I was fortunate to get admitted to a leading business school that people here often talk about, where I had the opportunity to consider what other interesting industries I could be working in besides finance, and meet many like-minded peers and alums in the process. (Actually, it was the unlike-minded ones that I found most interesting since I had always wondered how those people could see the world the way they do.) I had a chance to learn about many different aspects of business beyond finance to understand how people from other industries think, develop a more rigorous framework for analyzing businesses, and be challenged intellectually in case-based discussions. And I had a chance to travel extensively, both for pleasure and professional reasons, which in the process led me to live in countries for several weeks/months that I’d been curious to explore and improve my local language skills in a meaningful fashion. At the end, I had interviewed for consulting, business development, and internal strategy roles before ultimately realizing for sure that buy-side public equities was where I needed to be. I would never have had the opportunity to see carefully consider these other industries if I were working full-time.
And so I interned at a hedge fund the summer after my first year, though I graduated business school without having signed an offer anywhere. There were times when I thought to myself how my employment prospects could have been different had I just continued to work through the 2010-2012 timeframe. I was perceived as being too experienced and expensive for some of the traditional analyst roles (not to mention that the compensation offered didn’t match what I had been looking for), yet not experienced enough for some of the roles I had hoped to get coming out of business school, especially given the availability of many recently unemployed buy-siders that were looking for work. I met with dozens of funds on both East Coast and West Coast, and also in London as well as Hong Kong. Many of these funds employed alumni from my undergrad and business school institutions.

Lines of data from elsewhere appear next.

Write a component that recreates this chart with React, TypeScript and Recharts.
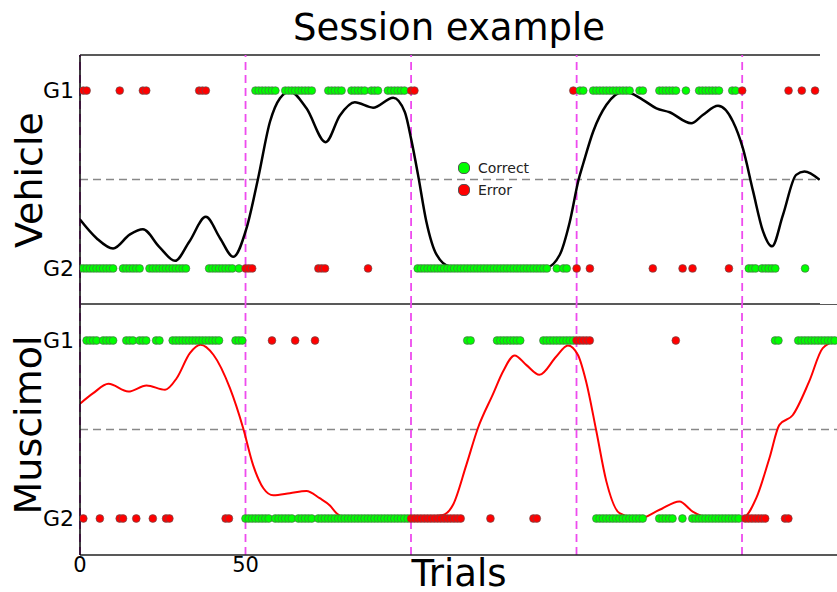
import { ComposedChart, Scatter, Line, XAxis, YAxis, ReferenceLine } from 'recharts'

// trials where the rule switches (drawn as magenta dashed lines)
const switchTrials = [0, 50, 100, 150, 200]
// rewarded side for each block (1 = G1, 2 = G2)
const vehicleRule = [2, 1, 2, 1, 2]
const muscimolRule = [1, 2, 1, 2, 1]

// one character per trial ('o' = a choice on that row), spaces every 10 trials
const vehicleG1 =
  '.oo....... ..o......o o......... ......ooo. .......... ...ooooooo ..oooooooo o....ooooo ..ooooo.oo o..oooooo. ' +
  'oo........ .......... .......... .......... .........o .oo..ooooo ooooooo..o o....ooooo o..o...ooo oooo...oo. ' +
  'o......... ....o...o. ..o.'
const vehicleG2 =
  'oooooooooo o..oooooo. .ooooooooo ooo......o ooooooo.o. ooo....... .......... ..ooo..... .......o.. .......... ' +
  '..oooooooo oooooooooo oooooooooo oooooooooo oo..o.oo.. o...o..... .......... ...o...... ..o..o.... ......o... ' +
  '..ooo.oooo o........o ....'
const muscimolG1 =
  '..oooo.ooo o...ooo.oo o..oo...oo oooooooooo ooo....ooo ........o. .....o.... .o........ .......... .......... ' +
  '.......... .......oo. ......oooo oooo...... oooooooooo ooooo..... .......... .......... o......... .......... ' +
  '.......... oo.....ooo ooooooooo'
const muscimolG2 =
  '.o....o... ..oo...o.. ..o...oo.. .......... ....oo.... oooooooo.o ooooo.oooo o.oooooooo oooooooooo oooooooooo ' +
  'oooooooooo oooooo.... ....o..... .......oo. .......... ......oooo oooooooooo o....ooooo ..o..ooooo oooooooooo ' +
  '.ooooooo.. ...oo..... .........'

// smoothed choice curve, [trial, P(G1)]
const vehicleCurve = [
  [0, 0.275], [5, 0.17], [10, 0.112], [15, 0.19], [19, 0.22], [24, 0.12], [28.7, 0.043], [33, 0.15],
  [38, 0.29], [42.3, 0.17], [46.3, 0.065], [50.3, 0.226], [53.8, 0.507], [57.4, 0.826], [60.4, 0.957],
  [63.4, 0.995], [68.4, 0.9], [74.2, 0.71], [78.5, 0.86], [83, 0.934], [88.5, 0.904], [94.6, 0.96],
  [98.1, 0.88], [100.1, 0.72], [102.1, 0.526], [104.6, 0.264], [107.7, 0.077], [111.7, 0.011], [120, 0.004],
  [130, 0.004], [140.9, 0.006], [144.9, 0.077], [147.9, 0.26], [150.6, 0.5], [152, 0.59], [155, 0.77],
  [159, 0.92], [164.5, 0.995], [170, 0.948], [174.1, 0.9], [178.1, 0.878], [184.6, 0.816], [188.2, 0.864],
  [192.7, 0.914], [197.2, 0.826], [200.2, 0.676], [203.3, 0.433], [206.3, 0.208], [209, 0.124], [212.3, 0.3],
  [216.3, 0.526], [218.8, 0.545], [223.4, 0.498],
]
const muscimolCurve = [
  [0, 0.645], [4, 0.704], [8.6, 0.757], [14.6, 0.713], [20.1, 0.747], [25.7, 0.723], [29.2, 0.788],
  [33.2, 0.929], [36.4, 0.976], [40.3, 0.92], [45.3, 0.732], [49.3, 0.507], [52.3, 0.3], [55.4, 0.17],
  [58.4, 0.13], [63.4, 0.142], [68.4, 0.155], [72.4, 0.114], [75.5, 0.073], [77.5, 0.03], [80.5, 0.006],
  [90, 0.002], [100, 0.002], [109.7, 0.02], [112.7, 0.077], [116.7, 0.3], [120.2, 0.507], [124.8, 0.7],
  [127.8, 0.826], [131.3, 0.916], [134.8, 0.863], [138.8, 0.807], [143.9, 0.91], [147.4, 0.972],
  [150.4, 0.92], [152.9, 0.77], [156, 0.49], [159, 0.21], [163, 0.03], [169, 0], [175.1, 0.049],
  [181.1, 0.096], [185.1, 0.039], [190.2, 0.004], [200.2, 0.004], [204.3, 0.114], [208.3, 0.34],
  [211.3, 0.526], [215.3, 0.58], [220.3, 0.77], [224.4, 0.957], [228.7, 1],
]

const xTicks = [0, 50]
const yTicks = [0, 1]
const yTickNames = ['G2', 'G1']

const CORRECT = '#00ff00'
const ERROR = '#ff0000'
const MAGENTA = '#ee4bee'
const FONT = '"DejaVu Sans", sans-serif'

function toPoints(row: string, v: number, rule: number[]) {
  const trials = row.replace(/ /g, '')
  const side = v === 1 ? 1 : 2
  const pts: { t: number; v: number; fill: string }[] = []
  for (let t = 0; t < trials.length; t++) {
    if (trials[t] !== 'o') continue
    let block = 0
    while (block + 1 < switchTrials.length && t >= switchTrials[block + 1]) block++
    pts.push({ t, v, fill: rule[block] === side ? CORRECT : ERROR })
  }
  return pts
}

const Dot = (props: any) => {
  const { cx, cy, payload } = props
  if (cx == null || cy == null) return null
  return <circle cx={cx} cy={cy} r={3.9} fill={payload.fill} stroke="#555" strokeWidth={0.6} />
}

interface PanelProps {
  g1: string
  g2: string
  rule: number[]
  curve: number[][]
  color: string
  lineWidth: number
  width: number
  height: number
  xMax: number
  yDomain: [number, number]
  top: number
  showX: boolean
}

function Panel({ g1, g2, rule, curve, color, lineWidth, width, height, xMax, yDomain, top, showX }: PanelProps) {
  const dots = [...toPoints(g1, 1, rule), ...toPoints(g2, 0, rule)]
  const line = curve.map(([t, v]) => ({ t, v }))
  return (
    <ComposedChart width={width} height={height} margin={{ top, right: 0, bottom: 0, left: 0 }}>
      <XAxis
        type="number"
        dataKey="t"
        domain={[0, xMax]}
        allowDataOverflow
        hide={!showX}
        height={37}
        ticks={xTicks}
        tickLine={false}
        tickSize={0}
        tickMargin={2}
        axisLine={{ stroke: '#222', strokeWidth: 1.5 }}
        tick={{ fontSize: 21, fill: '#000' }}
      />
      <YAxis
        type="number"
        domain={yDomain}
        allowDataOverflow
        width={80}
        ticks={yTicks}
        interval={0}
        tickFormatter={(v: number) => yTickNames[v]}
        tickLine={false}
        tickSize={0}
        tickMargin={6}
        axisLine={{ stroke: '#000', strokeWidth: 1.5 }}
        tick={{ fontSize: 22, fill: '#000' }}
      />
      <ReferenceLine y={yDomain[1]} stroke="#222" strokeWidth={1.5} />
      {!showX && <ReferenceLine y={yDomain[0]} stroke="#222" strokeWidth={1.5} />}
      <ReferenceLine y={0.5} stroke="#888" strokeWidth={1.5} strokeDasharray="8 5" />
      {switchTrials.map((s) => (
        <ReferenceLine key={s} x={s} stroke={MAGENTA} strokeWidth={1.8} strokeDasharray="8 5" />
      ))}
      <Scatter data={dots} dataKey="v" isAnimationActive={false} shape={<Dot />} />
      <Line
        data={line}
        dataKey="v"
        type="monotone"
        stroke={color}
        strokeWidth={lineWidth}
        dot={false}
        activeDot={false}
        isAnimationActive={false}
      />
    </ComposedChart>
  )
}

const sideLabel = (text: string, x: number, y: number) => (
  <div
    style={{
      position: 'absolute',
      left: x,
      top: y,
      transform: 'translate(-50%, -50%) rotate(-90deg)',
      fontSize: 38,
      lineHeight: 1,
      whiteSpace: 'nowrap',
    }}
  >
    {text}
  </div>
)

export default function App() {
  return (
    <div
      style={{
        position: 'absolute',
        left: 0,
        top: 0,
        width: 837,
        height: 592,
        background: '#fff',
        fontFamily: FONT,
        color: '#000',
        overflow: 'hidden',
      }}
    >
      <div style={{ position: 'absolute', left: 449, top: 9, transform: 'translateX(-50%)', fontSize: 37, lineHeight: 1, whiteSpace: 'nowrap' }}>
        Session example
      </div>

      <div style={{ position: 'absolute', left: 0, top: 0 }}>
        <Panel
          g1={vehicleG1}
          g2={vehicleG2}
          rule={vehicleRule}
          curve={vehicleCurve}
          color="#000"
          lineWidth={2.5}
          width={820}
          height={304}
          xMax={223.5}
          yDomain={[-0.2, 1.2]}
          top={55}
          showX={false}
        />
      </div>

      <div style={{ position: 'absolute', left: 0, top: 304 }}>
        <Panel
          g1={muscimolG1}
          g2={muscimolG2}
          rule={muscimolRule}
          curve={muscimolCurve}
          color="#ff0000"
          lineWidth={2}
          width={837}
          height={288}
          xMax={228.7}
          yDomain={[-0.205, 1.205]}
          top={0}
          showX
        />
      </div>

      {/* legend */}
      <div style={{ position: 'absolute', left: 458, top: 157, fontSize: 14, color: '#222', lineHeight: '22px' }}>
        <div style={{ display: 'flex', alignItems: 'center' }}>
          <span style={{ width: 10, height: 10, borderRadius: 5, background: CORRECT, border: '0.6px solid #555', marginRight: 8 }} />
          Correct
        </div>
        <div style={{ display: 'flex', alignItems: 'center' }}>
          <span style={{ width: 10, height: 10, borderRadius: 5, background: ERROR, border: '0.6px solid #555', marginRight: 8 }} />
          Error
        </div>
      </div>

      {sideLabel('Vehicle', 29, 180)}
      {sideLabel('Muscimol', 28, 425)}

      <div style={{ position: 'absolute', left: 459, top: 555, transform: 'translateX(-50%)', fontSize: 37, lineHeight: 1 }}>
        Trials
      </div>
    </div>
  )
}
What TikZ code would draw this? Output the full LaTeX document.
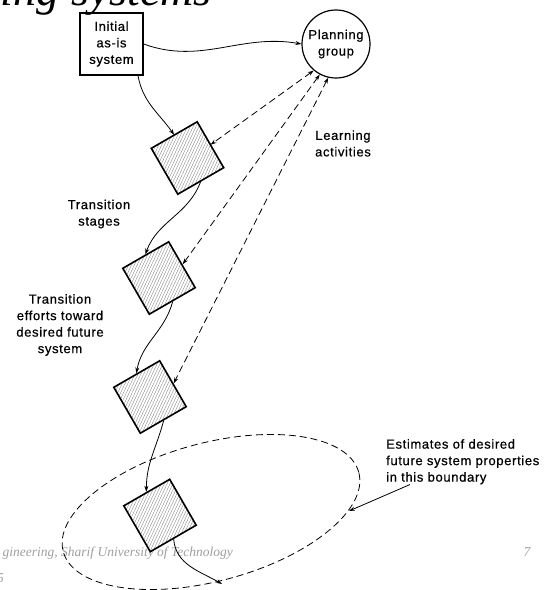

However, the right fit just didn’t seem to come along. I thought to myself, “How can this be so hard? I paid so much for my MBA, I’m supposed to have access to this fantastic alumni network and even *they* can’t help me find the right job. Business school gave me time to meet with a lot of companies, see the world, and do a lot of soul searching…but still, I haven’t found a job. What’s going on here?” It also didn’t help that my parents and grandparents were comparing me to the children of their friends who landed “cushy and prestigious i-banking and consulting jobs” and asked me why I couldn’t just do the same thing.
However, I think what I’ve mentioned above is the wrong way to look at it. I’m glad I stayed the course and pursued what I wanted to do, i.e. be a buy-side eqiuties analyst. Maybe it’s easier now that I’ve landed with a hedge fund in New York that I’m excited to be a part of, and one that seems equally excited to have me on board. I spent upward of $150K during business school (this is excluding the effect of scholarships and the like) and it’ll be some time before I recover those expenses. It also means I’m now two years behind the hard-charging peers in the hedge fund industry that I aspire to be like, in terms of both experience and income (not to mention they didn’t have to have two years of business school expense like I did).
That said, my life is much richer for having had the experiences I mentioned above, and in ways that money itself simply can’t buy. I have the rest of my life to make money, and if money were the only thing that brought me happiness, I would be pretty miserable. The truth is, I loved business school for the people that are now part of my network of friends and my network of people I call when I want to hear their perspectives on a company I want to invest in. I’m also much more disciplined in terms of work and how I analyze companies. Ultimately, business school changed how I view people, business, and the world in general. I would have missed all these learning opportunities had I continued to sit behind a desk crunching spreadsheets and analyzing companies 60+ hours a week.
Maybe I’d have a different perspective on the value of business school if I had this high-octane lifestyle, or some other misguided impression that Wall Street was what it used to be. Everyone is facing the secular contraction and lower compensation packages, whether or not they went to business school. I live well within my means, have a job that keeps me intellectually stimulated, and a very happy personal life. Even if buy-side compensation doesn’t come back to what it used to be, I still will look at business school as being a great personal investment and I would never regret my decision to get my MBA.
I worked hard in business school, networked like crazy, and had a number of sleepless nights. However, it was because of these efforts that I really felt like I got my “money’s worth” (both metaphorically and literally speaking) and I wouldn’t trade my degree for anything, let alone working for two additional years.